##### Available data #####

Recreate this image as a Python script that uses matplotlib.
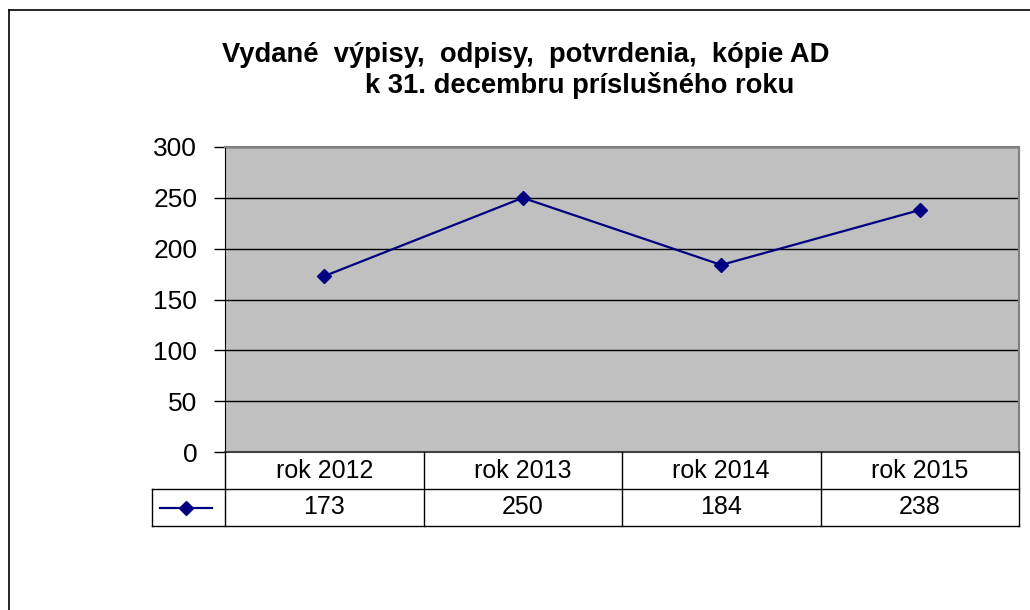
import matplotlib
matplotlib.use("Agg")
import matplotlib.pyplot as plt
from matplotlib.lines import Line2D

plt.rcParams['font.family'] = ['Liberation Sans', 'DejaVu Sans']

# data
roky = ['rok 2012', 'rok 2013', 'rok 2014', 'rok 2015']
hodnoty = [173, 250, 184, 238]
y_ticks = [0, 50, 100, 150, 200, 250, 300]

W, H = 1030, 610
fig = plt.figure(figsize=(W / 100, H / 100), dpi=100)

def fx(px):
    return px / W

def fy(py):
    return 1 - py / H

# outer frame (cut off at right and bottom)
fig.add_artist(Line2D([fx(9), fx(9)], [fy(10), 0], color='black', lw=1.2))
fig.add_artist(Line2D([fx(9), 1], [fy(10), fy(10)], color='black', lw=1.2))

ax_l, ax_r, ax_t, ax_b = 225, 1019, 147, 452
ax = fig.add_axes([fx(ax_l), fy(ax_b), fx(ax_r - ax_l), fy(ax_t) - fy(ax_b)])
ax.set_facecolor('#C0C0C0')

x = list(range(len(roky)))
ax.plot(x, hodnoty, color='#000080', lw=1.6, marker='D', markersize=7,
        markerfacecolor='#000080', markeredgecolor='#000080', zorder=3)

ax.set_xlim(-0.5, len(roky) - 0.5)
ax.set_ylim(0, 300)
ax.set_yticks(y_ticks)
ax.set_yticklabels([str(v) for v in y_ticks], fontsize=19)
ax.set_xticks([])
ax.yaxis.grid(True, color='black', lw=1)
ax.set_axisbelow(True)
ax.tick_params(axis='y', direction='out', length=8, width=1, pad=12, color='black')
for s in ['top', 'right']:
    ax.spines[s].set_color('#808080')
    ax.spines[s].set_linewidth(1.5)
ax.spines['left'].set_color('black')
ax.spines['bottom'].set_color('#404040')
ax.spines['bottom'].set_linewidth(1.5)

# data table under the plot
row_h = 37
r1 = ax_b + row_h
r2 = ax_b + 2 * row_h
col_w = (ax_r - ax_l) / len(roky)
leg_l = 152
lc = dict(color='black', lw=1)
for i in range(len(roky) + 1):
    xp = ax_l + i * col_w
    fig.add_artist(Line2D([fx(xp), fx(xp)], [fy(ax_b), fy(r2)], **lc))
fig.add_artist(Line2D([fx(leg_l), fx(ax_r)], [fy(r1), fy(r1)], **lc))
fig.add_artist(Line2D([fx(leg_l), fx(ax_r)], [fy(r2), fy(r2)], **lc))
fig.add_artist(Line2D([fx(leg_l), fx(leg_l)], [fy(r1), fy(r2)], **lc))

for i, (rok, v) in enumerate(zip(roky, hodnoty)):
    cx = ax_l + (i + 0.5) * col_w
    fig.text(fx(cx), fy(ax_b + row_h / 2), rok, ha='center', va='center', fontsize=18)
    fig.text(fx(cx), fy(r1 + row_h / 2), str(v), ha='center', va='center', fontsize=18)

# legend key
ky = fy(r1 + row_h / 2)
fig.add_artist(Line2D([fx(160), fx(212)], [ky, ky], color='#000080', lw=1.6))
fig.add_artist(Line2D([fx(186)], [ky], color='#000080', marker='D', markersize=7,
                      markerfacecolor='#000080', markeredgecolor='#000080'))

# title
fig.text(fx(526), fy(62), 'Vydané  výpisy,  odpisy,  potvrdenia,  kópie AD',
         ha='center', va='baseline', fontsize=19.7, fontweight='bold')
fig.text(fx(580), fy(93), 'k 31. decembru príslušného roku',
         ha='center', va='baseline', fontsize=19.7, fontweight='bold')

fig.savefig('out.png', dpi=100)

#####

Take every line from the data above that holds "matplotlib" and copy it out.

Recreate this image as a Python script that uses matplotlib.
import matplotlib
matplotlib.use("Agg")
import matplotlib.pyplot as plt
from matplotlib.lines import Line2D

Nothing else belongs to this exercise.